▶
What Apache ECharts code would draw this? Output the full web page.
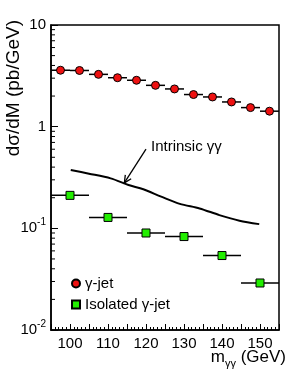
<!DOCTYPE html>
<html><head><meta charset="utf-8">
<script src="https://cdn.jsdelivr.net/npm/echarts@6/dist/echarts.min.js"></script>
<style>html,body{margin:0;padding:0;background:#fff}#c{width:305px;height:381px}</style>
</head><body><div id="c"></div>
<script>
// gamma-jet (5 GeV bins)
const gjX = [97.5,102.5,107.5,112.5,117.5,122.5,127.5,132.5,137.5,142.5,147.5,152.5];
const gjY = [3.59,3.57,3.27,3.03,2.86,2.55,2.35,2.07,1.96,1.75,1.54,1.42];
const gjErr = 2.5;
// isolated gamma-jet (10 GeV bins)
const isoX = [100,110,120,130,140,150];
const isoY = [0.211,0.128,0.090,0.083,0.054,0.029];
const isoErr = 5;
// intrinsic gamma-gamma curve
const curveX = [100.2,105,110.7,115.4,119.3,124,128.9,134.1,139.3,144.6,149.8];
const curveY = [0.375,0.345,0.31,0.267,0.242,0.205,0.174,0.157,0.135,0.119,0.110];
// annotation arrow (from label towards curve)
const arrowFrom = [120.0, 0.60];
const arrowTo = [114.3, 0.28];
const yTickValues = [0.01,0.1,1,10];
const xRange = [95,155];
const yRange = [0.01,10];

const FONT = '"Liberation Sans", Arial, Helvetica, sans-serif';
const minorY = [];
[0.01,0.1,1].forEach(d => { for (let k=2;k<=9;k++) minorY.push(d*k); });

function errItem(params, api){
  const x = api.value(0), y = api.value(1), e = api.value(2);
  const a = api.coord([x-e, y]), b = api.coord([x+e, y]);
  return {type:'line', shape:{x1:a[0],y1:a[1],x2:b[0],y2:b[1]}, style:{stroke:'#000', lineWidth:1.5}};
}

const chart = echarts.init(document.getElementById('c'), null, {renderer:'canvas'});
chart.setOption({
  animation:false,
  grid:{left:51,right:26,top:25,bottom:51,show:true,borderColor:'#000',borderWidth:1.5,backgroundColor:'transparent'},
  xAxis:{type:'value',min:xRange[0],max:xRange[1],interval:5,
    axisLine:{show:true,lineStyle:{color:'#000',width:1.5}},
    axisTick:{show:true,inside:true,length:6,lineStyle:{color:'#000'}},
    minorTick:{show:true,splitNumber:5,length:3,lineStyle:{color:'#000'}},
    splitLine:{show:false},
    axisLabel:{margin:6,color:'#000',fontSize:15,fontFamily:FONT,
      formatter:v => (Math.round(v)%10===0 && v>=100 && v<=150) ? String(Math.round(v)) : ''}
  },
  yAxis:{type:'log',logBase:10,min:yRange[0],max:yRange[1],
    axisLine:{show:true,lineStyle:{color:'#000',width:1.5}},
    axisTick:{show:true,inside:true,length:7,lineStyle:{color:'#000'}},
    splitLine:{show:false},
    axisLabel:{margin:5,color:'#000',fontSize:15,fontFamily:FONT,
      formatter:v => {
        const p = Math.round(Math.log10(v));
        if (p===1) return '10';
        if (p===0) return '1';
        return '10{sup|'+p+'}';
      },
      rich:{sup:{fontSize:10,fontFamily:FONT,color:'#000',verticalAlign:'top',padding:[0,0,12,0]}}
    }
  },
  legend:{left:66,top:271,orient:'vertical',itemWidth:8,itemHeight:8,itemGap:6,
    textStyle:{fontSize:15,fontFamily:FONT,color:'#000',lineHeight:15},
    data:[{name:'γ-jet',icon:'circle'},{name:'Isolated γ-jet',icon:'rect'}]},
  series:[
    {type:'custom',name:'minorY',renderItem:(params,api)=>{
        const p = api.coord([xRange[0], api.value(0)]);
        return {type:'line',shape:{x1:p[0],y1:p[1],x2:p[0]+4,y2:p[1]},style:{stroke:'#000',lineWidth:1}};
      }, data:minorY.map(v=>[v]), encode:{y:0}, clip:false, silent:true, z:1},
    {type:'custom',name:'gjErr',renderItem:errItem,data:gjX.map((x,i)=>[x,gjY[i],gjErr]),encode:{x:0,y:1},z:2,silent:true},
    {type:'custom',name:'isoErr',renderItem:errItem,data:isoX.map((x,i)=>[x,isoY[i],isoErr]),encode:{x:0,y:1},z:2,silent:true},
    {type:'line',name:'Intrinsic γγ',data:curveX.map((x,i)=>[x,curveY[i]]),smooth:0.3,showSymbol:false,symbol:'none',
      lineStyle:{color:'#000',width:2},z:3},
    {type:'scatter',name:'γ-jet',data:gjX.map((x,i)=>[x,gjY[i]]),symbol:'circle',symbolSize:8,
      itemStyle:{color:'#ee1111',borderColor:'#000',borderWidth:1,opacity:1},z:5},
    {type:'scatter',name:'Isolated γ-jet',data:isoX.map((x,i)=>[x,isoY[i]]),symbol:'rect',symbolSize:8,
      itemStyle:{color:'#22ee00',borderColor:'#000',borderWidth:1,opacity:1},z:5},
    {type:'custom',name:'arrow',renderItem:(params,api)=>{
        const a = api.coord([api.value(0),api.value(1)]), b = api.coord([api.value(2),api.value(3)]);
        const ang = Math.atan2(b[1]-a[1], b[0]-a[0]);
        const L = 8, w = 0.45;
        const h1 = [b[0]-L*Math.cos(ang-w), b[1]-L*Math.sin(ang-w)];
        const h2 = [b[0]-L*Math.cos(ang+w), b[1]-L*Math.sin(ang+w)];
        return {type:'group',children:[
          {type:'line',shape:{x1:a[0],y1:a[1],x2:b[0],y2:b[1]},style:{stroke:'#000',lineWidth:1.3}},
          {type:'polyline',shape:{points:[h1,b,h2]},style:{stroke:'#000',fill:null,lineWidth:1.3}}
        ]};
      }, data:[[arrowFrom[0],arrowFrom[1],arrowTo[0],arrowTo[1]]], encode:{x:[0,2],y:[1,3]}, silent:true, z:4}
  ],
  graphic:[
    {type:'text',x:151,y:147,style:{text:'Intrinsic γγ',font:'15px '+FONT,fill:'#000',textAlign:'left',textVerticalAlign:'middle'}},
    {type:'text',x:14,y:20,rotation:Math.PI/2,style:{text:'dσ/dM (pb/GeV)',font:'19px '+FONT,fill:'#000',textAlign:'right',textVerticalAlign:'middle'}},
    {type:'text',x:286,y:357,style:{text:'m{sub|γγ} (GeV)',font:'17px '+FONT,fill:'#000',textAlign:'right',textVerticalAlign:'middle',
      rich:{sub:{fontSize:11,fontFamily:FONT,fill:'#000',verticalAlign:'bottom',padding:[13,0,0,0]}}}}
  ]
});
</script></body></html>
◀
Every line of the data above should be quoted exactly. Omit the pictures.

What Apache ECharts code would draw this? Output the full web page.
<!DOCTYPE html>
<html><head><meta charset="utf-8">
<script src="https://cdn.jsdelivr.net/npm/echarts@6/dist/echarts.min.js"></script>
<style>html,body{margin:0;padding:0;background:#fff}#c{width:305px;height:381px}</style>
</head><body><div id="c"></div>
<script>
// gamma-jet (5 GeV bins)
const gjX = [97.5,102.5,107.5,112.5,117.5,122.5,127.5,132.5,137.5,142.5,147.5,152.5];
const gjY = [3.59,3.57,3.27,3.03,2.86,2.55,2.35,2.07,1.96,1.75,1.54,1.42];
const gjErr = 2.5;
// isolated gamma-jet (10 GeV bins)
const isoX = [100,110,120,130,140,150];
const isoY = [0.211,0.128,0.090,0.083,0.054,0.029];
const isoErr = 5;
// intrinsic gamma-gamma curve
const curveX = [100.2,105,110.7,115.4,119.3,124,128.9,134.1,139.3,144.6,149.8];
const curveY = [0.375,0.345,0.31,0.267,0.242,0.205,0.174,0.157,0.135,0.119,0.110];
// annotation arrow (from label towards curve)
const arrowFrom = [120.0, 0.60];
const arrowTo = [114.3, 0.28];
const yTickValues = [0.01,0.1,1,10];
const xRange = [95,155];
const yRange = [0.01,10];

const FONT = '"Liberation Sans", Arial, Helvetica, sans-serif';
const minorY = [];
[0.01,0.1,1].forEach(d => { for (let k=2;k<=9;k++) minorY.push(d*k); });

function errItem(params, api){
  const x = api.value(0), y = api.value(1), e = api.value(2);
  const a = api.coord([x-e, y]), b = api.coord([x+e, y]);
  return {type:'line', shape:{x1:a[0],y1:a[1],x2:b[0],y2:b[1]}, style:{stroke:'#000', lineWidth:1.5}};
}

const chart = echarts.init(document.getElementById('c'), null, {renderer:'canvas'});
chart.setOption({
  animation:false,
  grid:{left:51,right:26,top:25,bottom:51,show:true,borderColor:'#000',borderWidth:1.5,backgroundColor:'transparent'},
  xAxis:{type:'value',min:xRange[0],max:xRange[1],interval:5,
    axisLine:{show:true,lineStyle:{color:'#000',width:1.5}},
    axisTick:{show:true,inside:true,length:6,lineStyle:{color:'#000'}},
    minorTick:{show:true,splitNumber:5,length:3,lineStyle:{color:'#000'}},
    splitLine:{show:false},
    axisLabel:{margin:6,color:'#000',fontSize:15,fontFamily:FONT,
      formatter:v => (Math.round(v)%10===0 && v>=100 && v<=150) ? String(Math.round(v)) : ''}
  },
  yAxis:{type:'log',logBase:10,min:yRange[0],max:yRange[1],
    axisLine:{show:true,lineStyle:{color:'#000',width:1.5}},
    axisTick:{show:true,inside:true,length:7,lineStyle:{color:'#000'}},
    splitLine:{show:false},
    axisLabel:{margin:5,color:'#000',fontSize:15,fontFamily:FONT,
      formatter:v => {
        const p = Math.round(Math.log10(v));
        if (p===1) return '10';
        if (p===0) return '1';
        return '10{sup|'+p+'}';
      },
      rich:{sup:{fontSize:10,fontFamily:FONT,color:'#000',verticalAlign:'top',padding:[0,0,12,0]}}
    }
  },
  legend:{left:66,top:271,orient:'vertical',itemWidth:8,itemHeight:8,itemGap:6,
    textStyle:{fontSize:15,fontFamily:FONT,color:'#000',lineHeight:15},
    data:[{name:'γ-jet',icon:'circle'},{name:'Isolated γ-jet',icon:'rect'}]},
  series:[
    {type:'custom',name:'minorY',renderItem:(params,api)=>{
        const p = api.coord([xRange[0], api.value(0)]);
        return {type:'line',shape:{x1:p[0],y1:p[1],x2:p[0]+4,y2:p[1]},style:{stroke:'#000',lineWidth:1}};
      }, data:minorY.map(v=>[v]), encode:{y:0}, clip:false, silent:true, z:1},
    {type:'custom',name:'gjErr',renderItem:errItem,data:gjX.map((x,i)=>[x,gjY[i],gjErr]),encode:{x:0,y:1},z:2,silent:true},
    {type:'custom',name:'isoErr',renderItem:errItem,data:isoX.map((x,i)=>[x,isoY[i],isoErr]),encode:{x:0,y:1},z:2,silent:true},
    {type:'line',name:'Intrinsic γγ',data:curveX.map((x,i)=>[x,curveY[i]]),smooth:0.3,showSymbol:false,symbol:'none',
      lineStyle:{color:'#000',width:2},z:3},
    {type:'scatter',name:'γ-jet',data:gjX.map((x,i)=>[x,gjY[i]]),symbol:'circle',symbolSize:8,
      itemStyle:{color:'#ee1111',borderColor:'#000',borderWidth:1,opacity:1},z:5},
    {type:'scatter',name:'Isolated γ-jet',data:isoX.map((x,i)=>[x,isoY[i]]),symbol:'rect',symbolSize:8,
      itemStyle:{color:'#22ee00',borderColor:'#000',borderWidth:1,opacity:1},z:5},
    {type:'custom',name:'arrow',renderItem:(params,api)=>{
        const a = api.coord([api.value(0),api.value(1)]), b = api.coord([api.value(2),api.value(3)]);
        const ang = Math.atan2(b[1]-a[1], b[0]-a[0]);
        const L = 8, w = 0.45;
        const h1 = [b[0]-L*Math.cos(ang-w), b[1]-L*Math.sin(ang-w)];
        const h2 = [b[0]-L*Math.cos(ang+w), b[1]-L*Math.sin(ang+w)];
        return {type:'group',children:[
          {type:'line',shape:{x1:a[0],y1:a[1],x2:b[0],y2:b[1]},style:{stroke:'#000',lineWidth:1.3}},
          {type:'polyline',shape:{points:[h1,b,h2]},style:{stroke:'#000',fill:null,lineWidth:1.3}}
        ]};
      }, data:[[arrowFrom[0],arrowFrom[1],arrowTo[0],arrowTo[1]]], encode:{x:[0,2],y:[1,3]}, silent:true, z:4}
  ],
  graphic:[
    {type:'text',x:151,y:147,style:{text:'Intrinsic γγ',font:'15px '+FONT,fill:'#000',textAlign:'left',textVerticalAlign:'middle'}},
    {type:'text',x:14,y:20,rotation:Math.PI/2,style:{text:'dσ/dM (pb/GeV)',font:'19px '+FONT,fill:'#000',textAlign:'right',textVerticalAlign:'middle'}},
    {type:'text',x:286,y:357,style:{text:'m{sub|γγ} (GeV)',font:'17px '+FONT,fill:'#000',textAlign:'right',textVerticalAlign:'middle',
      rich:{sub:{fontSize:11,fontFamily:FONT,fill:'#000',verticalAlign:'bottom',padding:[13,0,0,0]}}}}
  ]
});
</script></body></html>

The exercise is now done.